AI is not coming for your job. It is coming for the version of you who refused to grow.

I have heard the fear. I have felt it too.

Every week there is a new headline about roles being eliminated, industries being disrupted, and jobs disappearing overnight. The headlines are not wrong. They are also not complete.

What the Headlines Are Not Telling You

Every major technological shift in history created more jobs than it eliminated. What changed was the type of work. Not the need for people.

The leaders who will thrive in the next decade are not the ones who fear AI. They are the ones who use it to extend what makes them irreplaceable.

The real threat is not artificial intelligence. It is the decision to stop developing yourself.

The Two Career Paths Diverging in 2026

If you watch what is actually happening in the labor market right now, two paths are diverging clearly.

The first path is occupied by people who are treating AI as a threat to defend against. They are pointing at what AI cannot do, hoping the gap will hold, and updating themselves only when forced. Their roles are getting compressed. Their leverage is shrinking. Their long-term prospects depend on the gap they are pointing at remaining stable, which it will not.

The second path is occupied by people who are treating AI as a capability to absorb. They are getting curious about what it can do, using it to extend their judgment rather than replace it, and updating themselves continuously. Their roles are getting bigger. Their leverage is growing.

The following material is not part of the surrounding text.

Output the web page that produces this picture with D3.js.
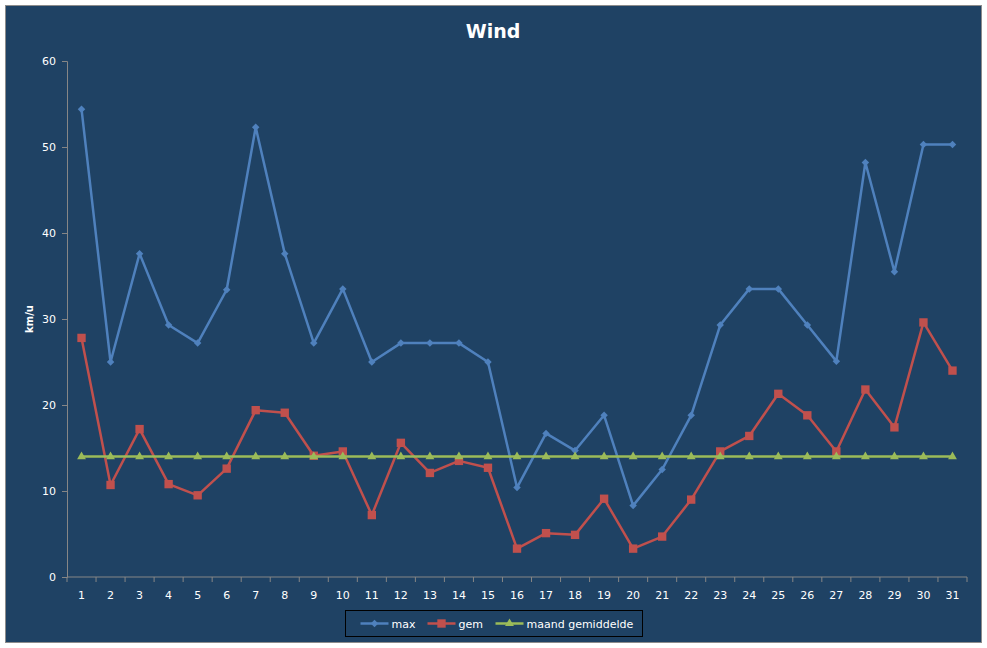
<!DOCTYPE html>
<html>
<head>
<meta charset="utf-8">
<script src="https://cdn.jsdelivr.net/npm/d3@7"></script>
<style>
  body { margin: 0; background: #fff; }
  text { font-family: "DejaVu Sans", Verdana, sans-serif; }
</style>
</head>
<body>
<svg id="chart"></svg>
<script>
var svg_width = 987, svg_height = 648;
var margin = { top: 61, right: 20, bottom: 71, left: 67 };
var width = 967 - margin.left;
var height = 577 - margin.top;

// data
var days = d3.range(1, 32);
var maxWind = [54.4, 25.0, 37.6, 29.3, 27.2, 33.4, 52.3, 37.6, 27.2, 33.5,
  25.0, 27.2, 27.2, 27.2, 25.0, 10.4, 16.7, 14.7, 18.8, 8.3,
  12.5, 18.8, 29.3, 33.5, 33.5, 29.3, 25.1, 48.2, 35.5, 50.3, 50.3];
var gemWind = [27.8, 10.7, 17.2, 10.8, 9.5, 12.6, 19.4, 19.1, 14.1, 14.6,
  7.2, 15.6, 12.1, 13.5, 12.7, 3.3, 5.1, 4.9, 9.1, 3.3,
  4.7, 9.0, 14.6, 16.4, 21.3, 18.8, 14.6, 21.8, 17.4, 29.6, 24.0];
var maandGem = days.map(function () { return 14.0; });
var yTicks = [0, 10, 20, 30, 40, 50, 60];

// marker rot = rotation in degrees (diamond = square turned 45)
var series = [
  { name: "max", values: maxWind, color: "#4F81BD", marker: d3.symbolSquare, size: 28, rot: 45 },
  { name: "gem", values: gemWind, color: "#C0504D", marker: d3.symbolSquare, size: 70, rot: 0 },
  { name: "maand gemiddelde", values: maandGem, color: "#9BBB59", marker: d3.symbolTriangle, size: 34, rot: 0 }
];

var svg = d3.select("#chart")
  .attr("width", svg_width)
  .attr("height", svg_height);

// frame
svg.append("rect")
  .attr("x", 5.5).attr("y", 5.5)
  .attr("width", 976).attr("height", 637)
  .attr("fill", "#1F4264")
  .attr("stroke", "#8C8C8C")
  .attr("stroke-width", 1);

svg.append("text")
  .attr("x", 493).attr("y", 38)
  .attr("text-anchor", "middle")
  .attr("fill", "#fff")
  .attr("font-size", 19)
  .attr("font-weight", "bold")
  .text("Wind");

var x = d3.scaleBand().domain(days).range([0, width]);
var y = d3.scaleLinear().domain([0, 60]).range([height, 0]);

var g = svg.append("g")
  .attr("transform", "translate(" + margin.left + "," + margin.top + ")");

// y axis
var yAxis = g.append("g")
  .call(d3.axisLeft(y).tickValues(yTicks).tickSize(5).tickPadding(6));
yAxis.select(".domain").attr("stroke", "#868686");
yAxis.selectAll(".tick line").attr("stroke", "#868686");
yAxis.selectAll("text").attr("fill", "#fff").attr("font-size", 11);

g.append("text")
  .attr("transform", "translate(-34," + (height / 2) + ") rotate(-90)")
  .attr("text-anchor", "middle")
  .attr("fill", "#fff")
  .attr("font-size", 10)
  .attr("font-weight", "bold")
  .text("km/u");

// x axis: ticks on band boundaries, labels in the middle
var xAxis = g.append("g")
  .attr("transform", "translate(0," + height + ")");
xAxis.append("line")
  .attr("x1", 0).attr("x2", width)
  .attr("stroke", "#868686");
xAxis.selectAll(".xt")
  .data(days)
  .enter().append("line")
  .attr("x1", function (d) { return x(d) + x.bandwidth(); })
  .attr("x2", function (d) { return x(d) + x.bandwidth(); })
  .attr("y1", 0).attr("y2", 5)
  .attr("stroke", "#868686");
xAxis.append("line")
  .attr("x1", 0).attr("x2", 0).attr("y1", 0).attr("y2", 5)
  .attr("stroke", "#868686");
xAxis.selectAll(".xl")
  .data(days)
  .enter().append("text")
  .attr("x", function (d) { return x(d) + x.bandwidth() / 2; })
  .attr("y", 22)
  .attr("text-anchor", "middle")
  .attr("fill", "#fff")
  .attr("font-size", 11)
  .text(function (d) { return d; });

var line = d3.line()
  .x(function (d, i) { return x(days[i]) + x.bandwidth() / 2; })
  .y(function (d) { return y(d); });

series.forEach(function (s) {
  g.append("path")
    .datum(s.values)
    .attr("fill", "none")
    .attr("stroke", s.color)
    .attr("stroke-width", 2.5)
    .attr("stroke-linejoin", "round")
    .attr("d", line);

  g.selectAll(null)
    .data(s.values)
    .enter().append("path")
    .attr("transform", function (d, i) {
      return "translate(" + (x(days[i]) + x.bandwidth() / 2) + "," + y(d) + ") rotate(" + s.rot + ")";
    })
    .attr("d", d3.symbol().type(s.marker).size(s.size))
    .attr("fill", s.color);
});

// legend
var legend = svg.append("g").attr("transform", "translate(345.5,610.5)");
legend.append("rect")
  .attr("width", 297).attr("height", 26)
  .attr("fill", "none")
  .attr("stroke", "#000")
  .attr("stroke-width", 1);

var legendX = [15, 82, 150];
series.forEach(function (s, i) {
  var item = legend.append("g").attr("transform", "translate(" + legendX[i] + ",13)");
  item.append("line")
    .attr("x1", 0).attr("x2", 28)
    .attr("stroke", s.color)
    .attr("stroke-width", 2.5);
  item.append("path")
    .attr("transform", "translate(14,0) rotate(" + s.rot + ")")
    .attr("d", d3.symbol().type(s.marker).size(s.size))
    .attr("fill", s.color);
  item.append("text")
    .attr("x", 31).attr("y", 4)
    .attr("fill", "#fff")
    .attr("font-size", 11)
    .text(s.name);
});
</script>
</body>
</html>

Their long-term prospects depend on their own ability to keep developing, which is in their control.

The career divergence between those two paths in 2026 is already significant. By 2028 it will be irreversible for most people on the first path.

The Five Commitments That Protect You

The professionals who are thriving in this transition are not the most technically gifted. They are the ones who made a small set of commitments early and held them. Five specifically.

  1. They get curious about what AI can do, instead of defensive about what it cannot replace. Curiosity compounds. Defensiveness erodes.
  2. They invest in the human skills that no algorithm can replicate. Judgment, empathy, vision, the ability to read a room, the willingness to make a call when the data is incomplete.
  3. They treat reskilling not as a disruption but as a basic professional responsibility. They allocate hours, not hopes.
  4. They surround themselves with people who are growing. The fastest signal of whether you are on the second path is whether the people closest to you are on it too.
  5. They model the mindset they want their teams to have. If you are a leader, your relationship with AI is being studied by your team. It is shaping theirs.

None of that requires a degree, a certification, or a sabbatical. All of it requires the decision to be the kind of person who keeps developing in public.

What Reskilling Actually Looks Like in 2026

Reskilling is the most overused word in the AI conversation and one of the least specifically defined. Here is what it actually looks like in practice, away from the corporate slide deck.

  • You spend two hours a week using AI tools against problems in your actual job, not in a sandbox.
  • You read one piece of original research a month, not a summary.
  • You have one conversation a month with someone whose career is moving faster than yours, and you ask them how they are spending their time.
  • You name one capability you want to develop this quarter. You measure it concretely.
  • You teach one thing you have learned this quarter to someone else. Teaching is the fastest way to consolidate a new skill.

Five hours a month, sustained, will move you faster than any 12-week program your employer is going to run. The commitment is small. The compounding is large.

The Identity Question Behind the Skill Question

Most of the fear around AI is not actually about jobs. It is about identity. The professional self-image people built over years is suddenly negotiable, and the negotiation is happening faster than most people are emotionally ready for.

That is the deeper work. The skill work is downstream of it. The professionals who keep growing through this period are not just learning new tools. They are letting go of an identity that depended on a fixed expertise and rebuilding one that depends on continuous development.

That is a harder shift than any technical learning. It is also the only one that protects you over a 20-year arc.

The Question

If you are a leader, your team is watching how you respond to AI. They are reading whether you are growing or defending. They are calibrating their own response to yours.

If you are afraid, your team will be afraid. If you are growing, your team will grow.

What skill are you developing right now to stay ahead?

Not five years from now. This quarter. Name it specifically. Block the time. Tell someone. The version of you who refuses to grow is the only version of you that AI actually has the power to replace.